En attendant, Joe Kaiser le patron de Siemens vient d’annoncer un plan de restructuration de 11 600 postes et son intention de déménager toute l'activite énergie à Houston.

Comme allié pour protéger l’emploi et protéger le caractère européen du groupe on fait mieux. Pour les Français c’est une provocation. 

Le gouvernement et Arnaud Montebourg en particulier sont donc piégé. L’idée défendue au départ de constituer un groupe européen n’est pas réalisable et surtout n’apporterait aucune synergie. Une fois de plus, le président de la République accepte qu’un des membres de son gouvernement et non des moindres mette une entreprise en difficulté, ainsi que l’image de la France industrielle. Dans la situation actuelle et depuis deux mois Alstom ne peut plus se présenter à un seul appel d’offre. Tout le monde attend.

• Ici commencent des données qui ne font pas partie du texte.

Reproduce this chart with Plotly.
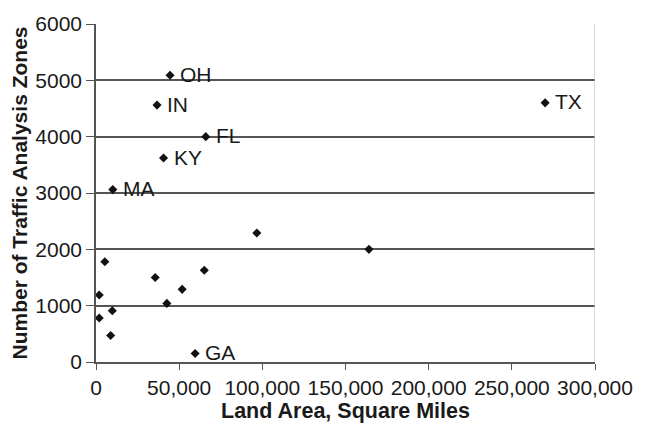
import plotly.graph_objects as go

# Land area (sq mi) and number of traffic analysis zones
land_area = [44500, 36700, 66000, 40600, 10100, 270000, 96700, 164100,
             5300, 65100, 35600, 51800, 42600, 1950, 9800, 1950, 8800, 59600]
zones = [5090, 4560, 4000, 3620, 3060, 4600, 2290, 2000,
         1780, 1630, 1500, 1290, 1040, 1190, 910, 780, 470, 150]
labels = ["OH", "IN", "FL", "KY", "MA", "TX", "", "",
          "", "", "", "", "", "", "", "", "", "GA"]

x_ticks = [0, 50000, 100000, 150000, 200000, 250000, 300000]
y_ticks = [0, 1000, 2000, 3000, 4000, 5000, 6000]

FONT = "Liberation Sans, Arial, sans-serif"
DARK = "#555555"

fig = go.Figure()
fig.add_trace(go.Scatter(
    x=land_area, y=zones,
    mode="markers",
    marker=dict(symbol="diamond", size=7, color="#111111"),
    showlegend=False,
    cliponaxis=False,
))

for xv, yv, lab in zip(land_area, zones, labels):
    if lab:
        fig.add_annotation(x=xv, y=yv, text=lab, showarrow=False,
                           xanchor="left", yanchor="middle", xshift=8, yshift=1,
                           font=dict(family=FONT, size=21, color="#1a1a1a"))

fig.add_shape(type="line", xref="x", yref="paper", x0=300000, x1=300000,
              y0=0, y1=1, line=dict(color="#c4c4c4", width=1.2))

fig.update_layout(
    width=645, height=431,
    margin=dict(l=96, r=38, t=17, b=57),
    paper_bgcolor="white", plot_bgcolor="white",
    font=dict(family=FONT, size=21, color="#1a1a1a"),
    xaxis=dict(
        range=[0, 300000], tickvals=x_ticks, tickformat=",",
        showgrid=False, zeroline=False,
        showline=True, linecolor=DARK, linewidth=1.5,
        ticks="outside", ticklen=6, tickcolor=DARK, tickwidth=1.2,
        tickfont=dict(size=21),
        title=dict(text="<b>Land Area, Square Miles</b>",
                   font=dict(size=21.5), standoff=5),
    ),
    yaxis=dict(
        range=[0, 6000], tickvals=y_ticks,
        showgrid=True, gridcolor=DARK, gridwidth=1.6,
        zeroline=False,
        showline=True, linecolor=DARK, linewidth=1.5,
        ticks="outside", ticklen=8, tickcolor=DARK, tickwidth=1.2,
        tickfont=dict(size=21),
        title=dict(text="<b>Number of Traffic Analysis Zones</b>",
                   font=dict(size=21), standoff=2),
    ),
)

fig.write_html("out.html")
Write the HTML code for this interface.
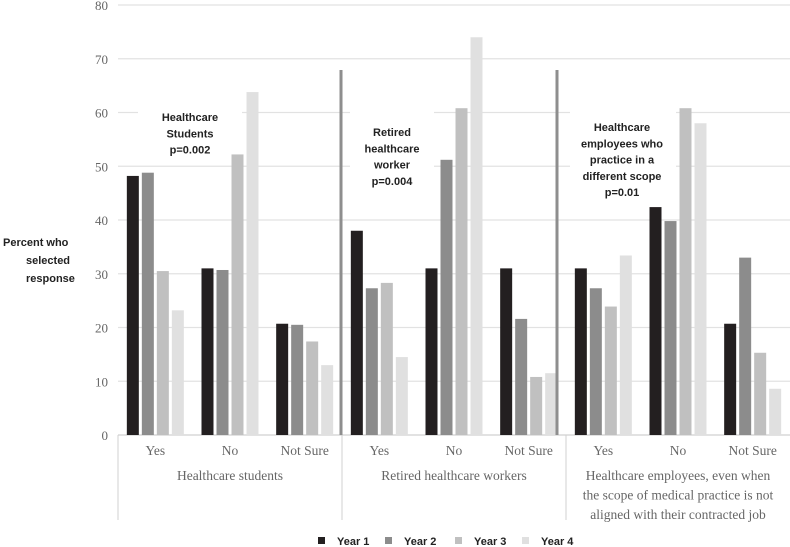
<!DOCTYPE html>
<html><head><meta charset="utf-8">
<style>
html,body{margin:0;padding:0;background:#fff;}
svg{display:block;}
.ann{font-family:"Liberation Sans",sans-serif;font-weight:bold;font-size:11px;fill:#222;}
.tick{font-family:"Liberation Serif",serif;font-size:13px;fill:#666;}
.cat{font-family:"Liberation Serif",serif;font-size:13.5px;fill:#666;}
.leg{font-family:"Liberation Sans",sans-serif;font-weight:bold;font-size:11px;fill:#222;}
</style></head>
<body>
<svg id="chart" width="790" height="547"></svg>
<script>
const groups = ["Healthcare students","Retired healthcare workers","Healthcare employees"];
const responses = ["Yes","No","Not Sure"];
const seriesNames = ["Year 1","Year 2","Year 3","Year 4"];
const year1 = [48.2,31.0,20.7, 38.0,31.0,31.0, 31.0,42.4,20.7];
const year2 = [48.8,30.7,20.5, 27.3,51.2,21.6, 27.3,39.8,33.0];
const year3 = [30.5,52.2,17.4, 28.3,60.8,10.8, 23.9,60.8,15.3];
const year4 = [23.2,63.8,13.0, 14.5,74.0,11.5, 33.4,58.0,8.6];
const yTicks = [0,10,20,30,40,50,60,70,80];

const colors = ["#231f20","#8c8c8c","#c0c0c0","#e0e0e0"];
const NS="http://www.w3.org/2000/svg";
const svg=document.getElementById('chart');
function mk(tag,attrs,parent){const e=document.createElementNS(NS,tag);for(const k in attrs)e.setAttribute(k,attrs[k]);(parent||svg).appendChild(e);return e;}
const x0=118,x1=790,yBase=435,yTop=5,yMax=80;
const y=v=>yBase-(v/yMax)*(yBase-yTop);
const catW=(x1-x0)/9;
const barW=12,gap=3;

yTicks.forEach(t=>{
  const g=mk('line',{x1:x0,x2:x1,y1:y(t),y2:y(t),stroke:t===0?'#d0d0d0':'#e2e2e2','stroke-width':1.2});
  
  
  const tx=mk('text',{x:108,y:y(t)+5,'text-anchor':'end',class:'tick'});
  tx.textContent=t;
  
  
});

const boxes=[[138,100,104,58],[350,105,84,85],[570,108,106,102]];
boxes.forEach((b,i)=>{
  const r=mk('rect',{x:b[0],y:b[1],width:b[2],height:b[3],fill:'#fff'});
  
  
});

const all=[year1,year2,year3,year4];
for(let c=0;c<9;c++){
  const start=x0+c*catW+(catW-(4*barW+3*gap))/2;
  all.forEach((s,k)=>{
    const r=mk('rect',{x:start+k*(barW+gap),y:y(s[c]),width:barW,height:yBase-y(s[c]),fill:colors[k]});
    
    
  });
}

[341,557].forEach((xx,i)=>{
  const l=mk('line',{x1:xx,x2:xx,y1:70,y2:yBase,stroke:'#8e8e8e','stroke-width':3});
  
  
});

[118,342,566].forEach((xx,i)=>{
  const l=mk('line',{x1:xx,x2:xx,y1:yBase,y2:520,stroke:'#d0d0d0','stroke-width':1});
  
  
});
for(let c=0;c<9;c++){
  const t=mk('text',{x:x0+(c+0.5)*catW,y:455,'text-anchor':'middle',class:'cat'});
  t.textContent=responses[c%3];
  
  
}
const gl=[["Healthcare students"],["Retired healthcare workers"],["Healthcare employees, even when","the scope of medical practice is not","aligned with their contracted job"]];
gl.forEach((lines,i)=>{
  lines.forEach((ln,j)=>{
    const t=mk('text',{x:x0+(i+0.5)*3*catW,y:480+j*19.5,'text-anchor':'middle',class:'cat'});
    t.textContent=ln;
    
    
  });
});

const anns=[[190,117,["Healthcare","Students","p=0.002"]],[392,132,["Retired","healthcare","worker","p=0.004"]],[622,127,["Healthcare","employees who","practice in a","different scope","p=0.01"]]];
anns.forEach((a,i)=>{
  a[2].forEach((ln,j)=>{
    const t=mk('text',{x:a[0],y:a[1]+j*16.3+4,'text-anchor':'middle',class:'ann'});
    t.textContent=ln;
    
    
  });
});

["Percent who","selected","response"].forEach((ln,j)=>{
  const t=mk('text',{x:j===0?3:26,y:246+j*18,class:'ann'});
  t.textContent=ln;
  
  
});

const lx=[318,385,455,522];
seriesNames.forEach((n,k)=>{
  const r=mk('rect',{x:lx[k],y:537,width:7,height:7,fill:colors[k]});
  
  
  const t=mk('text',{x:lx[k]+19,y:545,class:'leg'});
  t.textContent=n;
  
  
});
</script>
</body></html>
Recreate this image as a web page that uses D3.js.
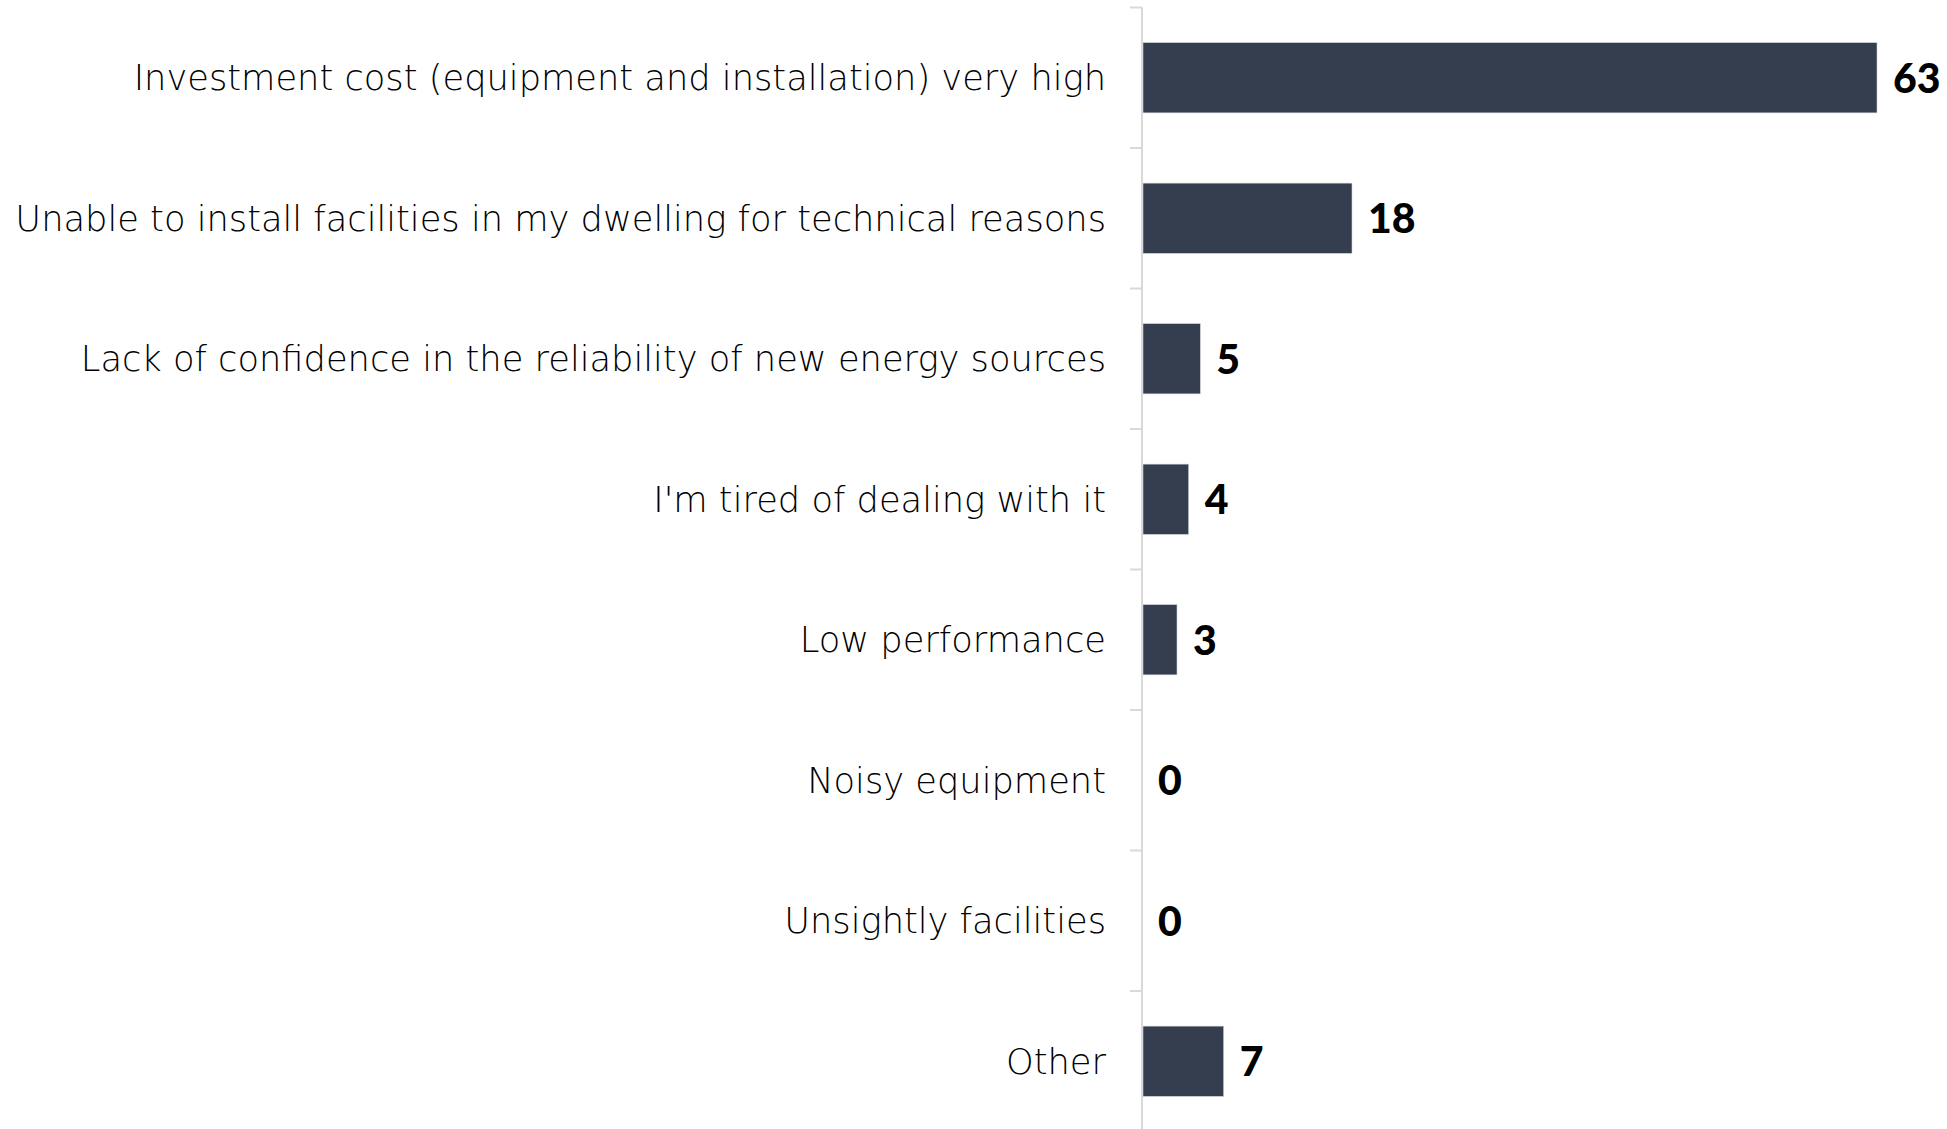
<!DOCTYPE html>
<html>
<head>
<meta charset="utf-8">
<script src="https://cdn.jsdelivr.net/npm/d3@7"></script>
<style>
  html, body { margin: 0; padding: 0; background: #ffffff; }
  svg { display: block; }
</style>
</head>
<body>
<svg id="chart" width="1947" height="1129"></svg>
<script>
const categories = [
  "Investment cost (equipment and installation) very high",
  "Unable to install facilities in my dwelling for technical reasons",
  "Lack of confidence in the reliability of new energy sources",
  "I'm tired of dealing with it",
  "Low performance",
  "Noisy equipment",
  "Unsightly facilities",
  "Other"
];
const values = [63, 18, 5, 4, 3, 0, 0, 7];

const W = 1947, H = 1129;
const axisX = 1142;
const svg = d3.select("#chart");

const y = d3.scaleBand()
  .domain(categories)
  .range([7.5, 1131.5])
  .paddingInner(0.5)
  .paddingOuter(0.25);

const x = d3.scaleLinear()
  .domain([0, d3.max(values)])
  .range([axisX, 1877]);

const data = categories.map((c, i) => ({ cat: c, val: values[i] }));

// axis line and band-boundary ticks
const g = svg.append("g");
g.append("line")
  .attr("x1", axisX).attr("x2", axisX)
  .attr("y1", 7).attr("y2", H)
  .attr("stroke", "#d9d9d9").attr("stroke-width", 2);

const boundaries = categories.map(c => y(c) - y.step() * y.paddingInner() / 2);
boundaries.push(y(categories[categories.length - 1]) + y.bandwidth() + y.step() * y.paddingInner() / 2);
g.selectAll("line.tick").data(boundaries).enter().append("line")
  .attr("class", "tick")
  .attr("x1", axisX - 12).attr("x2", axisX)
  .attr("y1", d => d).attr("y2", d => d)
  .attr("stroke", "#d9d9d9").attr("stroke-width", 2);

// bars
svg.selectAll("rect.bar").data(data).enter().append("rect")
  .attr("class", "bar")
  .attr("x", x(0) + 1)
  .attr("y", d => y(d.cat))
  .attr("width", d => Math.max(0, x(d.val) - x(0) - 1))
  .attr("height", y.bandwidth())
  .attr("fill", "#343e4f")
  .attr("stroke", d => d.val > 0 ? "#cfd3d9" : "none")
  .attr("stroke-width", 0.6);

// value labels
svg.selectAll("text.val").data(data).enter().append("text")
  .attr("class", "val")
  .attr("x", d => x(d.val) + 16)
  .attr("y", d => y(d.cat) + y.bandwidth() / 2)
  .attr("dy", "0.37em")
  .attr("font-family", "Lato, 'DejaVu Sans', sans-serif")
  .attr("font-weight", 900)
  .attr("font-size", 41)
  .attr("fill", "#000")
  .text(d => d.val);

// category labels
const catLabels = svg.selectAll("text.cat").data(data).enter().append("text")
  .attr("class", "cat")
  .attr("x", 1106)
  .attr("y", d => y(d.cat) + y.bandwidth() / 2)
  .attr("dy", "0.36em")
  .attr("text-anchor", "end")
  .attr("font-family", "'DejaVu Sans', sans-serif")
  .attr("font-weight", 300)
  .attr("font-size", 33)
  .attr("fill", "#000")
  .text(d => d.cat);

// fit the longest label to the reference width
let maxLen = 0;
catLabels.each(function() { maxLen = Math.max(maxLen, this.getComputedTextLength()); });
if (maxLen > 0) {
  const fs = 33 * 1091 / maxLen;
  catLabels.attr("font-size", fs);
}
</script>
</body>
</html>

Arnaud Montebourg s’est mis dans un corner et du même coup, il a placé François Hollande arbitre dans un problème qui, s’il avait été géré en fonction des intérêts de l’entreprise Alstom, n’aurait pas dû exister.

La seule chose qui pourrait sauver François Hollande d’un zéro pointé au prochain sondage serait que Manuel Valls se mette à produire des résultats. L’impact politique ne pourrait pas être plus destructeur qu’aujourd hui.